Would it be that all of us judged things in a peculiar manner, shaped by the Gospel!

The Bishop gave away almost all of his possessions, retaining only a few valued treasures from his past:

Altogether, [the Bishop’s dwelling, humbly furnished], which was attended to by the two women, was exquisitely clean from top to bottom. This was the sole luxury which the Bishop permitted. He said, “That takes nothing from the poor.”

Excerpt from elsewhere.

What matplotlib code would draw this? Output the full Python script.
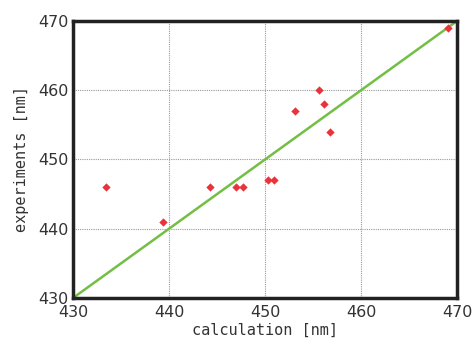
import matplotlib
matplotlib.use("Agg")
import matplotlib.pyplot as plt

calc = [433.4, 439.4, 444.3, 447.0, 447.7, 450.3, 450.9, 453.1, 455.6, 456.1, 456.8, 469.1]
expt = [446, 441, 446, 446, 446, 447, 447, 457, 460, 458, 454, 469]
ticks = [430, 440, 450, 460, 470]

fig = plt.figure(figsize=(4.73, 3.42), dpi=100)
ax = fig.add_axes([73/473, 1-298/342, 384/473, 277/342])
ax.set_xlim(430, 470)
ax.set_ylim(430, 470)
ax.plot([430, 470], [430, 470], color="#72bf44", lw=1.8, zorder=2)
ax.scatter(calc, expt, marker="D", s=18, color="#e8333b", zorder=3, linewidths=0)
ax.set_xticks(ticks)
ax.set_yticks(ticks)
ax.grid(True, color="#999999", linestyle=(0, (1, 1)), lw=0.8)
for s in ax.spines.values():
    s.set_linewidth(2.5)
    s.set_color("#222222")
ax.tick_params(length=0, labelsize=11.5, labelcolor="#333333")
ax.tick_params(axis="x", pad=5)
ax.tick_params(axis="y", pad=3)
ax.set_xlabel("calculation [nm]", family="DejaVu Sans Mono", fontsize=11, color="#333333", labelpad=2)
ax.set_ylabel("experiments [nm]", family="DejaVu Sans Mono", fontsize=11, color="#333333", labelpad=7)
fig.savefig("out.png", dpi=100)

It must be confessed, however, that he still retained from his former possessions six silver knives and forks and a soup-ladle, which Madame Magloire contemplated every day with delight, as they glistened splendidly upon the coarse linen cloth. And since we are now painting the Bishop of Digne as he was in reality, we must add that he had said more than once, “I find it difficult to renounce eating from silver dishes.”

To this silverware must be added two large candlesticks of massive silver, which he had inherited from a great-aunt. These candlesticks held two wax candles, and usually figured on the Bishop’s chimney-piece. When he had any one to dinner, Madame Magloire lighted the two candles and set the candlesticks on the table.

The Bishop’s affection for eating from his inherited silver dishes underscores the power of his sacrifice that comes a bit later.

Jean Valjean (Hugh Jackman) and the Bishop (Colm Wilkinson) at dinner.

He did not consider the place in which he lived to be his own. Note how he talks about his dwelling to Jean Valjean:

This is not my house; it is the house of Jesus Christ. This door does not demand of him who enters whether he has a name, but whether he has a grief. You suffer, you are hungry and thirsty; you are welcome. And do not thank me; do not say that I receive you in my house. No one is at home here, except the man who needs a refuge. I say to you, who are passing by, that you are much more at home here than I am myself. Everything here is yours.

Of course, Valjean took the Bishop literally when he took the Bishop’s silver.

Yet, the Bishop would object to what I just wrote. He would say that, even though he had inherited this silver from his family, it was not his. After Valjean stole the silver, but before he was brought back to the Bishop, the housekeeper lamented, “He has stolen our silver.” Hugo continues the story:

The Bishop remained silent for a moment; then he raised his grave eyes, and said gently to Madame Magloire:— “And, in the first place, was that silver ours?” Madame Magloire was speechless. Another silence ensued; then the Bishop went on:— “Madame Magloire, I have for a long time detained that silver wrongfully. It belonged to the poor. Who was that man? A poor man, evidently.”

At this point, the story is a familiar one, portrayed similarly in the novel, stage musical, and film. The gendarmes bring Valjean to the Bishop, accusing him of robbery. The Bishop shocks everyone, Valjean most of all, by talking as if he had given the silver to Valjean, including the Bishop’s beloved candlesticks. After dismissing the gendarmes, the last we see of the Bishop, other than a cameo appearance at Valjean’s death, is when he draws Valjean near to him and says in a low voice:

“Do not forget, never forget, that you have promised to use this money in becoming an honest man.” Jean Valjean, who had no recollection of ever having promised anything, remained speechless. The Bishop had emphasized the words when he uttered them. He resumed with solemnity:— “Jean Valjean, my brother, you no longer belong to evil, but to good. It is your soul that I buy from you; I withdraw it from black thoughts and the spirit of perdition, and I give it to God.”